Now, I had interactions with Grogan both when he was OG Editor (what were the Rodales thinking??????) and at the Philadelphia Inquirer (he spent years trying to come up with a format for his bi-weekly column and while he was trying his "investigate reporter" hat, he came to my town and tried to get arrested for loitering and was quite upset when everyone ignored him -- you wouldn't believe how regular readers such as myself begged the Inquirer editors to get rid of him) and figured out early on that while he could string words together, there's absolutely no thought process going on in that so-called brain, but still, for someone from Southeastern PA who has covered/read story after story about AKC kennels that pass dogs with bad hips, HOW COULD HE NOT CHECK FIRST??????

I'm seriously thinking that dog folks need to re-word the aphrosium to read:

"ALWAYS check a gift puppy in the HIPS!!!!!"

I'm just waiting for the Biden GSD to have bad hips. . .


PBurns said...

And you will note that "It;s no one's fault..."

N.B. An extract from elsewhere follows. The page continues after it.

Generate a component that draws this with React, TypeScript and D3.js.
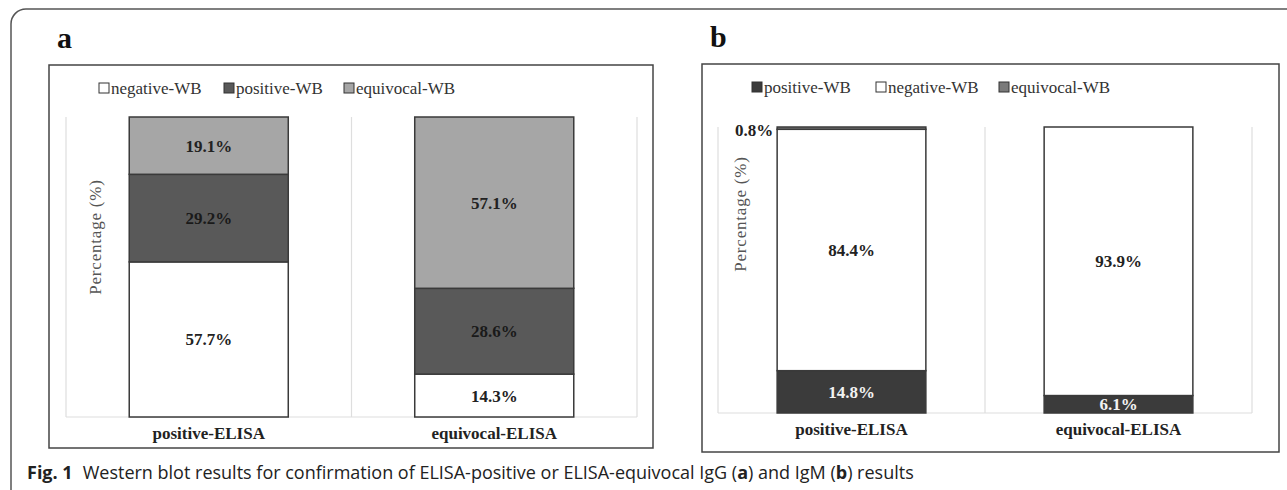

It is if hips were not checked before breeding.

Onteh upside, perhaps Grogan can follow in the steps of Jon Katz and make a career of his dysfunctional relationship with dogs formed full-cloth out of willfull ignorance.


Anonymous said...

I never would've connected the Milgram experiments and these bad breeding experiments.

What amazes me is that they are forever justifying the exaggeration. In my own breed, the working form is thought of as "low quality" or a setter-retriever cross, even though virtually all of them that do the work for which they were bred look and act like this. The British standard for a golden retriever is almost the antithesis of what a golden retriever was supposed to be. Now, I've found some internet sites selling these dogs that are bred to this standard in America for over $2,000. If they want a dog that has too much bone to swim properly and virtually no retrieving instinct, they can have it.

If you want to see what the real golden retriever looks like check out this: http://www.grcw.org.uk/activity/field.htm

The dog at the top of the page is a show type dog that is so cumbersom that it can't clear even a low hedgerow. All of the dogs that are actually photographed working vary in appearance, but none of them are big, blocky dogs. None of them are "white" either. Those dogs have only existed since the 1960's and have since taken over the European golden retriever. The original standard preferred darker colors, but now the KC/FCI standard does not allow "red or mahogany," which means any dark color whatsoever. However, that is the color that dominates the working lines in both North America and Europe.

And they wonder why it is commonly posited that this breed is ruined as working dog.

The Labrador's breeders have essentially said we'll breed field dogs and to heck with breed standards. I still find golden breeders that still play around with goal the ephemeral dual purpose dog.

Although I have no evidence to back it up, I am certain that the blocky and heavily-bone dogs are more prone to hypothyroidism and hip and joint problems, including hip displasia. I do know that flat-coats, which come out of that same retriever stock as goldens, are not bred for heavy bodies and lots of bone. And according the OFA, they have a lower incidence of hip dysplasia, with more "Good" and "Excellent" readings than the golden. (Of couse flat-coats have huge problem with cancer which goldens have to a lesser degree).

Viatecio said...

PBurns said...

Onteh upside, perhaps Grogan can follow in the steps of Jon Katz and make a career of his dysfunctional relationship with dogs formed full-cloth out of willfull ignorance.
It took me a while to 'get,' but when I did, I realized exactly how RIGHT you are!